→ Set exercise
Retype the lines beneath this one, from the first through the line containing "(0,0) rectangle (1019,534);". Pictures are left out.
==============================
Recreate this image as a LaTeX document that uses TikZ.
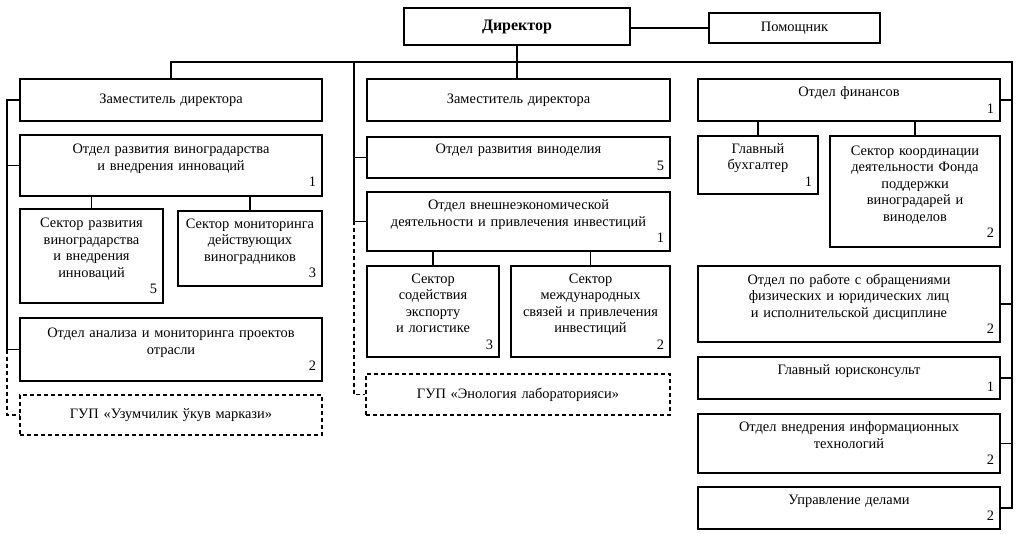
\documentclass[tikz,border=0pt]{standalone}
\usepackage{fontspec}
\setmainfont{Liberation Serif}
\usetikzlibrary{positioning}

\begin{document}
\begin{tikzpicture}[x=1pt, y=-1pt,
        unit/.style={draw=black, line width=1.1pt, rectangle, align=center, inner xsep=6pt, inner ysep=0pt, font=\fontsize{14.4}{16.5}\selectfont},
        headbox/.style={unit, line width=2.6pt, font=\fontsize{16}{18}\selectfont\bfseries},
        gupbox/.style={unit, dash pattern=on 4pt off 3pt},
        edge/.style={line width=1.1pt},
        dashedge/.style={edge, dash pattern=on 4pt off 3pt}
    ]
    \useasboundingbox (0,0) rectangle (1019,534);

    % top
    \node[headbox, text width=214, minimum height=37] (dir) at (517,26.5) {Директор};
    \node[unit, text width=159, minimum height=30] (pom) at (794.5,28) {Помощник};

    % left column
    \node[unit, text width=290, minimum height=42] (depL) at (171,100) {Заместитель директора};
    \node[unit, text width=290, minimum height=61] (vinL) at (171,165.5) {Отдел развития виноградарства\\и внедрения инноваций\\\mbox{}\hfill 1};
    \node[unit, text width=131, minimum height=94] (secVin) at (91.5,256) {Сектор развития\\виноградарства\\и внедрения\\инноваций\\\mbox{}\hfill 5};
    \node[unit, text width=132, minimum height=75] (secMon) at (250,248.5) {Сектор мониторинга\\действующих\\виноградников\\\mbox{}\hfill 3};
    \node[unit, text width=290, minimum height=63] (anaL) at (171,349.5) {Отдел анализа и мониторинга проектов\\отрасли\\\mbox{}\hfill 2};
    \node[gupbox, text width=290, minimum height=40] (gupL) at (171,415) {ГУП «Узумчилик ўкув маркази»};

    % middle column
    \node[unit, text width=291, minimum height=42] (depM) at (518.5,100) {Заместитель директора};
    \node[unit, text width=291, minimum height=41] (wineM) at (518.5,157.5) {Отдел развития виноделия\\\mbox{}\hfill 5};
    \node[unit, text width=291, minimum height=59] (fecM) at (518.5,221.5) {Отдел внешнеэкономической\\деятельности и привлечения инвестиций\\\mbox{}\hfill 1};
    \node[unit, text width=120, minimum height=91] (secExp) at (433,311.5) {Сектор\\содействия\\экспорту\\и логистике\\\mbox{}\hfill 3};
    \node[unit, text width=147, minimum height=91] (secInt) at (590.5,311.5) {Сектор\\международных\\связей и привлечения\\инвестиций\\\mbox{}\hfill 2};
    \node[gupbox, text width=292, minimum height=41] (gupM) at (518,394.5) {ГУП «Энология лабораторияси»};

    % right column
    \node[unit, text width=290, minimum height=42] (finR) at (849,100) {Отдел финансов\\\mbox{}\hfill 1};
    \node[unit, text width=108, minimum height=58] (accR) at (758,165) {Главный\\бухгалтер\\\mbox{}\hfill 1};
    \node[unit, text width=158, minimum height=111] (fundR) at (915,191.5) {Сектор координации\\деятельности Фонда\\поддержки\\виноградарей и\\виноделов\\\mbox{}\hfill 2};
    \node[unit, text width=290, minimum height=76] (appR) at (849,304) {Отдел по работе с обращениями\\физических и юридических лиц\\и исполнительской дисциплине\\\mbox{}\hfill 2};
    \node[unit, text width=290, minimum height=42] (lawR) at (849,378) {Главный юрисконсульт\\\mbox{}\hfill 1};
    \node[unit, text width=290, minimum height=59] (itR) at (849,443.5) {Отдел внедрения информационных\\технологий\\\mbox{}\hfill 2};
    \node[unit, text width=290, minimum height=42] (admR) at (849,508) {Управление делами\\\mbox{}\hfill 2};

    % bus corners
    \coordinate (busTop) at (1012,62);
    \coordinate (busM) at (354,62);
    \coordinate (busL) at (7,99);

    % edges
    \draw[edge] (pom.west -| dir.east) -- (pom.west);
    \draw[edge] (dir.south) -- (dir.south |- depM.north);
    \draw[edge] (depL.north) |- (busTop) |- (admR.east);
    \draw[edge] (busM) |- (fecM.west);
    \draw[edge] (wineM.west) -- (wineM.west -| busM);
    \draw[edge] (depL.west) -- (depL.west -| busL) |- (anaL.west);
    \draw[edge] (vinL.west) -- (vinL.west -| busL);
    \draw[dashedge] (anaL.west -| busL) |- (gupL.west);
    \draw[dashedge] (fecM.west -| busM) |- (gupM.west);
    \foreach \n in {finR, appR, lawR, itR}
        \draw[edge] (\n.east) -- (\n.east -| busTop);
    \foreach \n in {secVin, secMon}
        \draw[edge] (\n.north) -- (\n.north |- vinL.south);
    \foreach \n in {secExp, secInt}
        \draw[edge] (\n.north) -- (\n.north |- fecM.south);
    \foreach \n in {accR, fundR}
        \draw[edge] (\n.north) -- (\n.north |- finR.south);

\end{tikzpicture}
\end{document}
==============================
→ Answer
Recreate this image as a LaTeX document that uses TikZ.
\documentclass[tikz,border=0pt]{standalone}
\usepackage{fontspec}
\setmainfont{Liberation Serif}
\usetikzlibrary{positioning}

\begin{document}
\begin{tikzpicture}[x=1pt, y=-1pt,
        unit/.style={draw=black, line width=1.1pt, rectangle, align=center, inner xsep=6pt, inner ysep=0pt, font=\fontsize{14.4}{16.5}\selectfont},
        headbox/.style={unit, line width=2.6pt, font=\fontsize{16}{18}\selectfont\bfseries},
        gupbox/.style={unit, dash pattern=on 4pt off 3pt},
        edge/.style={line width=1.1pt},
        dashedge/.style={edge, dash pattern=on 4pt off 3pt}
    ]
    \useasboundingbox (0,0) rectangle (1019,534);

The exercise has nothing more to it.